#### [Do this]
Return, exactly as written, the lines from the one containing "Rebuild this chart" through the one containing "import seaborn as sns", with both ends included.

#### [Stored rows]
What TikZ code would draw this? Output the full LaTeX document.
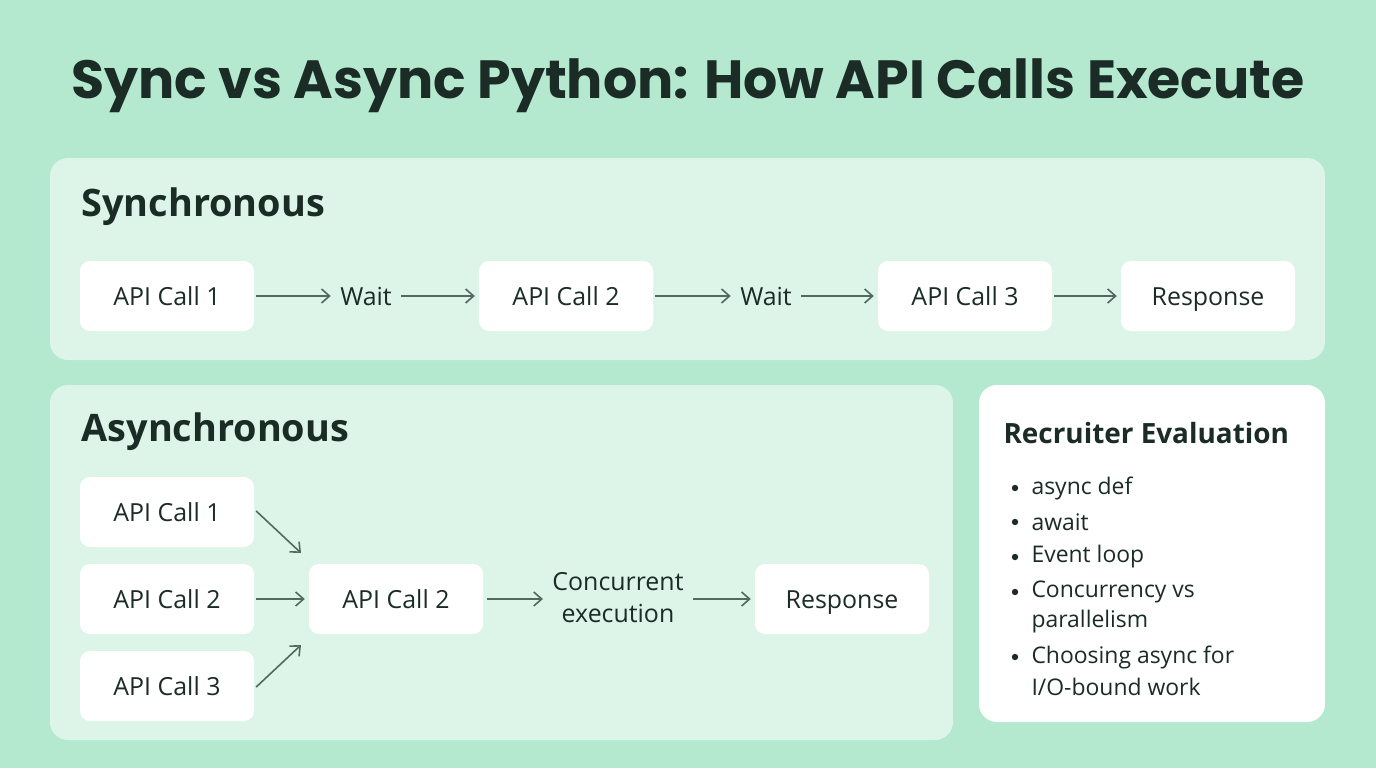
--
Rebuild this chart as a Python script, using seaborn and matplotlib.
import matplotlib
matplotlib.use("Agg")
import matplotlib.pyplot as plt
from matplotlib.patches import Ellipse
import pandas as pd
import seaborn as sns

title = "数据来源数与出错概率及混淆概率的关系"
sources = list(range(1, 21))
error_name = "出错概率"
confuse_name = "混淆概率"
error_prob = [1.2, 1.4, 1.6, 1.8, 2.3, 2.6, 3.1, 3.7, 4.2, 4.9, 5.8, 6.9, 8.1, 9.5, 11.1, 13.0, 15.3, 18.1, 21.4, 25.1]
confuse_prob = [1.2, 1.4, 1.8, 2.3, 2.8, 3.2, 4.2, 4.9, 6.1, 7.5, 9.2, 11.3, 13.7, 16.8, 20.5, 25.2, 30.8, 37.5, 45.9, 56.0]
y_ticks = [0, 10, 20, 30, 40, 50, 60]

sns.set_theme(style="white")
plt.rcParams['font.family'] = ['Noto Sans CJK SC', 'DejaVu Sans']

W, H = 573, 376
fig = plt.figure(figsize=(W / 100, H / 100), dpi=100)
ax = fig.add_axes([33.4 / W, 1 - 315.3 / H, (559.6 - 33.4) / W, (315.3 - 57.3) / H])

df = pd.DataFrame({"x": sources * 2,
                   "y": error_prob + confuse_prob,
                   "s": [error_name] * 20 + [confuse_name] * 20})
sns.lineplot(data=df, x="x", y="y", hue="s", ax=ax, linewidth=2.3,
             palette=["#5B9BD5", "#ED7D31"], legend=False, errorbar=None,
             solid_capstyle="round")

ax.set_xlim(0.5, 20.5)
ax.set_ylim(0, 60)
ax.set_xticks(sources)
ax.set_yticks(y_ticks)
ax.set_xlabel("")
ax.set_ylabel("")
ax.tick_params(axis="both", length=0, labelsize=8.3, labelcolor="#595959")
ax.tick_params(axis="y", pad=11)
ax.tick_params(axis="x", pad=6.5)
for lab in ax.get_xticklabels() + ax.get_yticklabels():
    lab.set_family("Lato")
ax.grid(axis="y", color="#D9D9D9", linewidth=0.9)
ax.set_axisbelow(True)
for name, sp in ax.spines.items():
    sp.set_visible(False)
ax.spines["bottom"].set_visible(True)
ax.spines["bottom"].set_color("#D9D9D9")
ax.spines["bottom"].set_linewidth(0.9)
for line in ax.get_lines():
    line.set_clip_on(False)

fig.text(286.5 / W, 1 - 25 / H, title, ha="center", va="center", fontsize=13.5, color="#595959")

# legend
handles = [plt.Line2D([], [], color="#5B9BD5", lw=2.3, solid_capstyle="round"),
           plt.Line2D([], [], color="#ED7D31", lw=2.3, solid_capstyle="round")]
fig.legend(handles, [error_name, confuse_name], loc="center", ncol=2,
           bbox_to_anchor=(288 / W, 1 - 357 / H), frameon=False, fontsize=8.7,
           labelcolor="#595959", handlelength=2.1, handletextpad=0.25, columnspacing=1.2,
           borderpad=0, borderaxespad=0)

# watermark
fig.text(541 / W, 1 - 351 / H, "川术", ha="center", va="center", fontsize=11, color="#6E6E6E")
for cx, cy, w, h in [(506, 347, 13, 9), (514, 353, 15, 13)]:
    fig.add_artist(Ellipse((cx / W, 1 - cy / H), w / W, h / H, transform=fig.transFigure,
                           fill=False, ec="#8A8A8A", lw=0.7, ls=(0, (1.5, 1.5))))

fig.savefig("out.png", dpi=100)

#### [Complete answer]
Rebuild this chart as a Python script, using seaborn and matplotlib.
import matplotlib
matplotlib.use("Agg")
import matplotlib.pyplot as plt
from matplotlib.patches import Ellipse
import pandas as pd
import seaborn as sns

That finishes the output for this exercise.